TASK OBJECTIVE: Omitting the pictures, copy exactly each line from the one containing "Emit a Python" up to and including the one containing "base = alt.Chart(df)".

RECORDS TO PROCESS:
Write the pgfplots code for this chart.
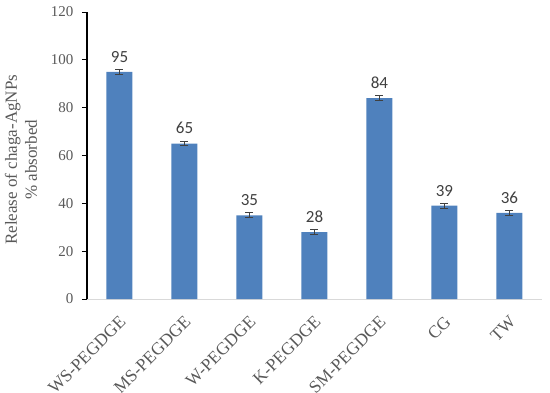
\documentclass[border=0pt]{standalone}
\usepackage{pgfplots}
\pgfplotsset{compat=1.18}
\usepackage{fontspec}
\setmainfont{Liberation Serif}
\newfontfamily\calibri{Carlito}
\definecolor{barblue}{HTML}{4F81BD}
\definecolor{txtgray}{HTML}{595959}
\definecolor{errgray}{HTML}{404040}
\definecolor{axgray}{HTML}{D9D9D9}
\begin{document}
\begin{tikzpicture}
\begin{axis}[
    scale only axis,
    width=455pt, height=287pt,
    ybar, bar width=26pt,
    xmin=-0.5, xmax=6.5,
    ymin=0, ymax=120,
    ytick={0,20,...,120},
    xtick=data,
    xticklabels={WS-PEGDGE,MS-PEGDGE,W-PEGDGE,K-PEGDGE,SM-PEGDGE,CG,TW},
    axis x line*=bottom,
    axis y line*=left,
    x axis line style={axgray, line width=1pt},
    y axis line style={black, line width=1.2pt},
    tick align=outside,
    x tick style={draw=none},
    y tick style={black, line width=1pt},
    major tick length=5pt,
    /pgf/number format/assume math mode=true,
    yticklabel style={font=\fontsize{15}{15}\selectfont, text=txtgray, xshift=-5pt},
    xticklabel style={font=\fontsize{17.5}{17.5}\selectfont, text=txtgray, rotate=45, anchor=east, yshift=-13pt, xshift=-5pt},
    ylabel={Release of chaga-AgNPs\\\% absorbed},
    every axis y label/.style={at={(axis description cs:-0.145,0.485)}, rotate=90, anchor=center},
    ylabel style={font=\fontsize{17}{20}\selectfont, text=txtgray, align=center},
    nodes near coords,
    nodes near coords style={font=\calibri\fontsize{17}{17}\selectfont, text=errgray, anchor=south, yshift=6pt},
]
\addplot[fill=barblue, draw=none,
    error bars/.cd, y dir=both, y explicit,
    error bar style={errgray, line width=1pt},
    error mark options={errgray, rotate=90, mark size=4pt, line width=1pt}]
table[x=x, y=y, y error=e] {
x y e
0 95 1
1 65 1
2 35 1
3 28 1
4 84 1.2
5 39 1
6 36 1
};
\end{axis}
\pgfresetboundingbox
\useasboundingbox (-87pt,-93pt) rectangle (463pt,299pt);
\end{tikzpicture}
\end{document}
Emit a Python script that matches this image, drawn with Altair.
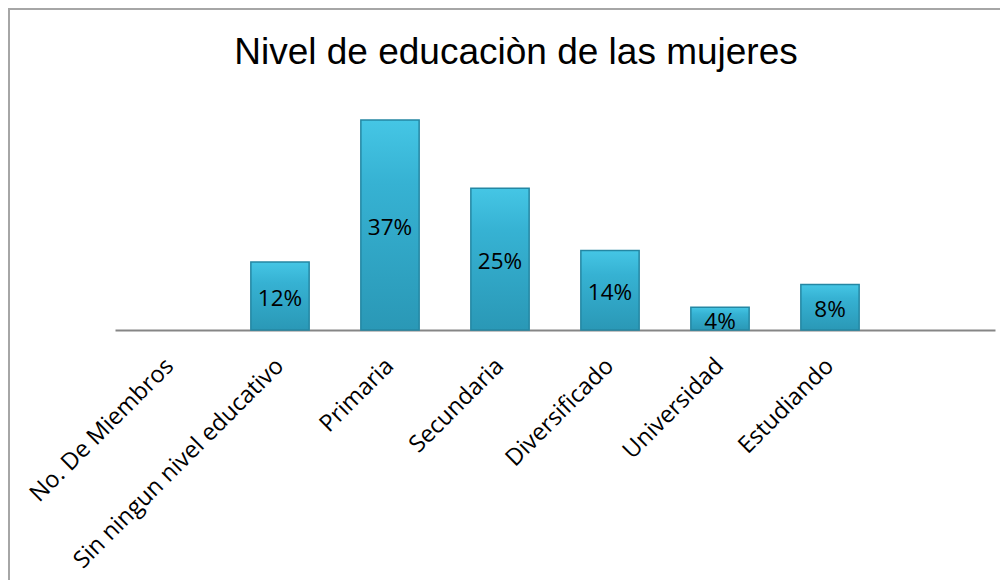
import altair as alt
import pandas as pd

categories = ["No. De Miembros", "Sin ningun nivel educativo", "Primaria", "Secundaria",
              "Diversificado", "Universidad", "Estudiando"]
values = [None, 12, 37, 25, 14, 4, 8]
labels = ["", "12%", "37%", "25%", "14%", "4%", "8%"]
extra_slot = [" "]

df = pd.DataFrame({"cat": categories, "val": values, "lab": labels})

x_enc = alt.X("cat:N", sort=categories,
              scale=alt.Scale(domain=categories + extra_slot, paddingInner=0.47, paddingOuter=0.235),
              axis=alt.Axis(title=None, labelAngle=-45, labelAlign="right", labelBaseline="middle",
                            labelFont="Open Sans", labelFontSize=23.5, labelColor="black",
                            labelPadding=32, ticks=False, domainColor="#868686", domainWidth=2,
                            labelOverlap=False, labelLimit=400))
y_enc = alt.Y("val:Q", scale=alt.Scale(domain=[0, 40]), axis=None)

base = alt.Chart(df)

bars = base.transform_filter("datum.val != null").mark_bar(
    color=alt.Gradient(gradient="linear",
                       stops=[alt.GradientStop(color="#45c6e5", offset=0),
                              alt.GradientStop(color="#36b2d3", offset=0.3),
                              alt.GradientStop(color="#2a98b6", offset=1)],
                       x1=0, x2=0, y1=0, y2=1),
    stroke="#2487a3", strokeWidth=1.5
).encode(x=x_enc, y=y_enc)

text = base.transform_filter("datum.val != null").transform_calculate(
    mid="datum.val / 2"
).mark_text(font="Open Sans", fontSize=22.5, color="black", baseline="middle", dy=3).encode(
    x=alt.X("cat:N", sort=categories, scale=alt.Scale(domain=categories + extra_slot)),
    y=alt.Y("mid:Q", scale=alt.Scale(domain=[0, 40])),
    text="lab:N"
)

frame = alt.Chart(pd.DataFrame({"a": [0]})).mark_rect(
    fill=None, stroke="#a6a6a6", strokeWidth=2
).encode(x=alt.value(-106), y=alt.value(-94), x2=alt.value(1000), y2=alt.value(600))

chart = alt.layer(frame, bars, text).properties(
    width=880, height=227,
    padding={"left": 107, "top": 95, "right": 5, "bottom": 250},
    autosize=alt.AutoSizeParams(type="none"),
    title=alt.Title("Nivel de educaciòn de las mujeres", font="Liberation Sans", fontSize=37,
                    fontWeight="normal", color="black", anchor="middle", frame="group",
                    dx=-39, offset=-64)
).configure_view(stroke=None)

chart.save("out.html", embed_options={"renderer": "svg", "actions": False})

ANSWER TO THIS PROBLEM:
Emit a Python script that matches this image, drawn with Altair.
import altair as alt
import pandas as pd

categories = ["No. De Miembros", "Sin ningun nivel educativo", "Primaria", "Secundaria",
              "Diversificado", "Universidad", "Estudiando"]
values = [None, 12, 37, 25, 14, 4, 8]
labels = ["", "12%", "37%", "25%", "14%", "4%", "8%"]
extra_slot = [" "]

df = pd.DataFrame({"cat": categories, "val": values, "lab": labels})

x_enc = alt.X("cat:N", sort=categories,
              scale=alt.Scale(domain=categories + extra_slot, paddingInner=0.47, paddingOuter=0.235),
              axis=alt.Axis(title=None, labelAngle=-45, labelAlign="right", labelBaseline="middle",
                            labelFont="Open Sans", labelFontSize=23.5, labelColor="black",
                            labelPadding=32, ticks=False, domainColor="#868686", domainWidth=2,
                            labelOverlap=False, labelLimit=400))
y_enc = alt.Y("val:Q", scale=alt.Scale(domain=[0, 40]), axis=None)

base = alt.Chart(df)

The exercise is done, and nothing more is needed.